## start DATA SECTION

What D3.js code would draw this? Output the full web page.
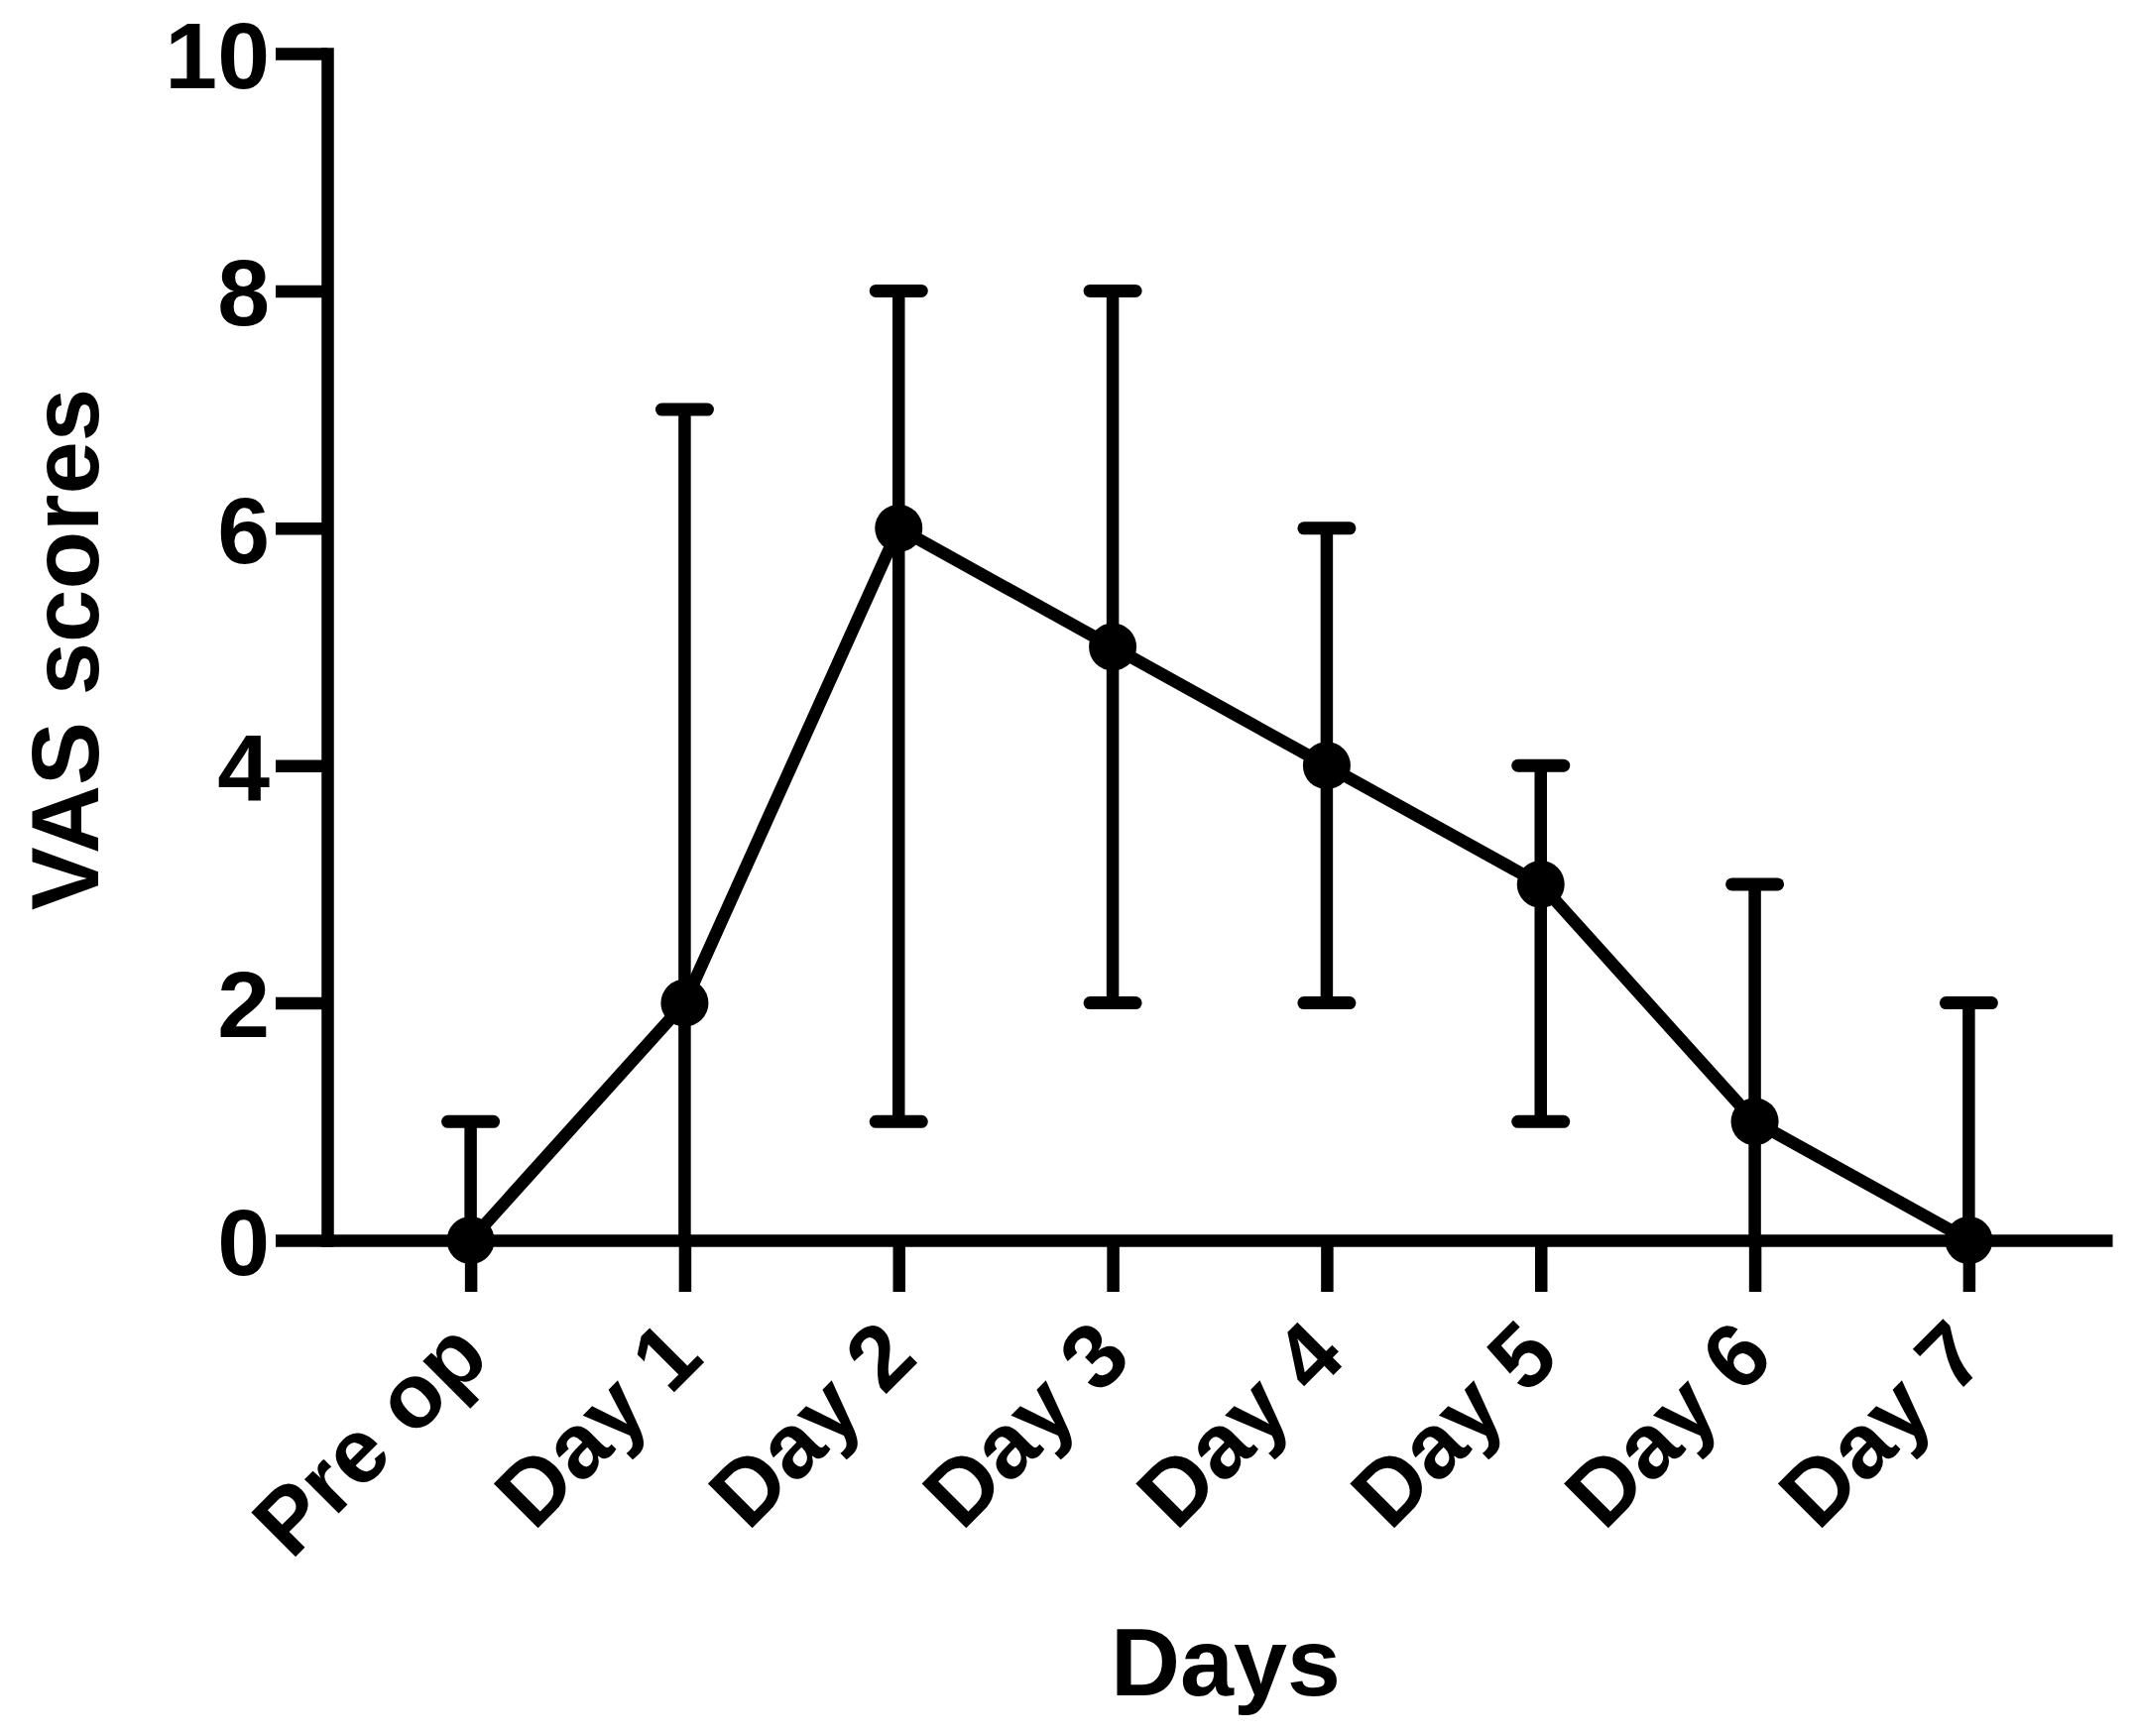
<!DOCTYPE html>
<html><head><meta charset="utf-8">
<script src="https://cdn.jsdelivr.net/npm/d3@7/dist/d3.min.js"></script>
<style>html,body{margin:0;padding:0;background:#fff}</style>
</head><body>
<svg id="chart" width="2154" height="1751" xmlns="http://www.w3.org/2000/svg"></svg>
<script>
const categories = ["Pre op", "Day 1", "Day 2", "Day 3", "Day 4", "Day 5", "Day 6", "Day 7"];
const centerValues = [0, 2, 6, 5, 4, 3, 1, 0];
const upperValues = [1, 7, 8, 8, 6, 4, 3, 2];
const lowerValues = [0, 0, 1, 2, 2, 1, 0, 0];
const yTickValues = [0, 2, 4, 6, 8, 10];
const xTitle = "Days";
const yTitle = "VAS scores";

const FONT = "Liberation Sans";
const SW = 12.5;
const svg = d3.select("#chart");
svg.append("rect").attr("width", 2154).attr("height", 1751).attr("fill", "#fff");

const x = d3.scalePoint().domain(categories).range([330, 2130]).padding(0.67);
const y = d3.scaleLinear().domain([0, 10]).range([1251, 54]);

const data = categories.map((c, i) => ({c, v: centerValues[i], hi: upperValues[i], lo: lowerValues[i]}));

// Y axis
const yAxis = svg.append("g").attr("transform", "translate(330,0)")
  .call(d3.axisLeft(y).tickValues(yTickValues).tickFormat(d3.format("d")).tickSize(52).tickSizeOuter(0).tickPadding(6));
yAxis.select(".domain").attr("stroke", "#000").attr("stroke-width", SW).attr("stroke-linecap", "square");
yAxis.selectAll(".tick line").attr("stroke", "#000").attr("stroke-width", SW);
yAxis.selectAll(".tick text").attr("fill", "#000").attr("font-family", FONT).attr("font-weight", "bold")
  .attr("font-size", 95).attr("dy", "0.36em");

// X axis
const xAxis = svg.append("g").attr("transform", "translate(0,1251)")
  .call(d3.axisBottom(x).tickSize(52).tickSizeOuter(0));
xAxis.select(".domain").attr("stroke", "#000").attr("stroke-width", SW);
xAxis.selectAll(".tick line").attr("stroke", "#000").attr("stroke-width", SW);
xAxis.selectAll(".tick text").attr("fill", "#000").attr("font-family", FONT).attr("font-weight", "bold")
  .attr("font-size", 92).attr("text-anchor", "end").attr("x", 0).attr("y", 0).attr("dy", 0)
  .attr("transform", "translate(21,121) rotate(-45)");
svg.selectAll(".domain").attr("fill", "none");

// Error bars
const eb = svg.append("g").attr("stroke", "#000");
eb.selectAll("line.v").data(data).join("line").attr("class", "v")
  .attr("x1", d => x(d.c)).attr("x2", d => x(d.c))
  .attr("y1", d => y(d.lo)).attr("y2", d => y(d.hi)).attr("stroke-width", SW);
eb.selectAll("line.hi").data(data).join("line").attr("class", "hi")
  .attr("x1", d => x(d.c) - 23).attr("x2", d => x(d.c) + 23)
  .attr("y1", d => y(d.hi)).attr("y2", d => y(d.hi)).attr("stroke-width", 13).attr("stroke-linecap", "round");
eb.selectAll("line.lo").data(data.filter(d => d.lo > 0)).join("line").attr("class", "lo")
  .attr("x1", d => x(d.c) - 23).attr("x2", d => x(d.c) + 23)
  .attr("y1", d => y(d.lo)).attr("y2", d => y(d.lo)).attr("stroke-width", 13).attr("stroke-linecap", "round");

// Line
svg.append("path").datum(data)
  .attr("d", d3.line().x(d => x(d.c)).y(d => y(d.v)))
  .attr("fill", "none").attr("stroke", "#000").attr("stroke-width", SW).attr("stroke-linejoin", "round");

// Markers
svg.append("g").selectAll("circle").data(data).join("circle")
  .attr("cx", d => x(d.c)).attr("cy", d => y(d.v)).attr("r", 24).attr("fill", "#000");

// Titles
svg.append("text").attr("x", 1236).attr("y", 1710).attr("text-anchor", "middle")
  .attr("font-family", FONT).attr("font-weight", "bold").attr("font-size", 97).attr("fill", "#000").text(xTitle);
svg.append("text").attr("transform", "translate(99,655) rotate(-90)").attr("text-anchor", "middle")
  .attr("font-family", FONT).attr("font-weight", "bold").attr("font-size", 96).attr("fill", "#000").text(yTitle);
</script>
</body></html>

## end DATA SECTION

TASK TO CARRY OUT: Give the data again exactly as written, with all pictures left out.

FINAL RESULT:
What D3.js code would draw this? Output the full web page.
<!DOCTYPE html>
<html><head><meta charset="utf-8">
<script src="https://cdn.jsdelivr.net/npm/d3@7/dist/d3.min.js"></script>
<style>html,body{margin:0;padding:0;background:#fff}</style>
</head><body>
<svg id="chart" width="2154" height="1751" xmlns="http://www.w3.org/2000/svg"></svg>
<script>
const categories = ["Pre op", "Day 1", "Day 2", "Day 3", "Day 4", "Day 5", "Day 6", "Day 7"];
const centerValues = [0, 2, 6, 5, 4, 3, 1, 0];
const upperValues = [1, 7, 8, 8, 6, 4, 3, 2];
const lowerValues = [0, 0, 1, 2, 2, 1, 0, 0];
const yTickValues = [0, 2, 4, 6, 8, 10];
const xTitle = "Days";
const yTitle = "VAS scores";

const FONT = "Liberation Sans";
const SW = 12.5;
const svg = d3.select("#chart");
svg.append("rect").attr("width", 2154).attr("height", 1751).attr("fill", "#fff");

const x = d3.scalePoint().domain(categories).range([330, 2130]).padding(0.67);
const y = d3.scaleLinear().domain([0, 10]).range([1251, 54]);

const data = categories.map((c, i) => ({c, v: centerValues[i], hi: upperValues[i], lo: lowerValues[i]}));

// Y axis
const yAxis = svg.append("g").attr("transform", "translate(330,0)")
  .call(d3.axisLeft(y).tickValues(yTickValues).tickFormat(d3.format("d")).tickSize(52).tickSizeOuter(0).tickPadding(6));
yAxis.select(".domain").attr("stroke", "#000").attr("stroke-width", SW).attr("stroke-linecap", "square");
yAxis.selectAll(".tick line").attr("stroke", "#000").attr("stroke-width", SW);
yAxis.selectAll(".tick text").attr("fill", "#000").attr("font-family", FONT).attr("font-weight", "bold")
  .attr("font-size", 95).attr("dy", "0.36em");

// X axis
const xAxis = svg.append("g").attr("transform", "translate(0,1251)")
  .call(d3.axisBottom(x).tickSize(52).tickSizeOuter(0));
xAxis.select(".domain").attr("stroke", "#000").attr("stroke-width", SW);
xAxis.selectAll(".tick line").attr("stroke", "#000").attr("stroke-width", SW);
xAxis.selectAll(".tick text").attr("fill", "#000").attr("font-family", FONT).attr("font-weight", "bold")
  .attr("font-size", 92).attr("text-anchor", "end").attr("x", 0).attr("y", 0).attr("dy", 0)
  .attr("transform", "translate(21,121) rotate(-45)");
svg.selectAll(".domain").attr("fill", "none");

// Error bars
const eb = svg.append("g").attr("stroke", "#000");
eb.selectAll("line.v").data(data).join("line").attr("class", "v")
  .attr("x1", d => x(d.c)).attr("x2", d => x(d.c))
  .attr("y1", d => y(d.lo)).attr("y2", d => y(d.hi)).attr("stroke-width", SW);
eb.selectAll("line.hi").data(data).join("line").attr("class", "hi")
  .attr("x1", d => x(d.c) - 23).attr("x2", d => x(d.c) + 23)
  .attr("y1", d => y(d.hi)).attr("y2", d => y(d.hi)).attr("stroke-width", 13).attr("stroke-linecap", "round");
eb.selectAll("line.lo").data(data.filter(d => d.lo > 0)).join("line").attr("class", "lo")
  .attr("x1", d => x(d.c) - 23).attr("x2", d => x(d.c) + 23)
  .attr("y1", d => y(d.lo)).attr("y2", d => y(d.lo)).attr("stroke-width", 13).attr("stroke-linecap", "round");

// Line
svg.append("path").datum(data)
  .attr("d", d3.line().x(d => x(d.c)).y(d => y(d.v)))
  .attr("fill", "none").attr("stroke", "#000").attr("stroke-width", SW).attr("stroke-linejoin", "round");

// Markers
svg.append("g").selectAll("circle").data(data).join("circle")
  .attr("cx", d => x(d.c)).attr("cy", d => y(d.v)).attr("r", 24).attr("fill", "#000");

// Titles
svg.append("text").attr("x", 1236).attr("y", 1710).attr("text-anchor", "middle")
  .attr("font-family", FONT).attr("font-weight", "bold").attr("font-size", 97).attr("fill", "#000").text(xTitle);
svg.append("text").attr("transform", "translate(99,655) rotate(-90)").attr("text-anchor", "middle")
  .attr("font-family", FONT).attr("font-weight", "bold").attr("font-size", 96).attr("fill", "#000").text(yTitle);
</script>
</body></html>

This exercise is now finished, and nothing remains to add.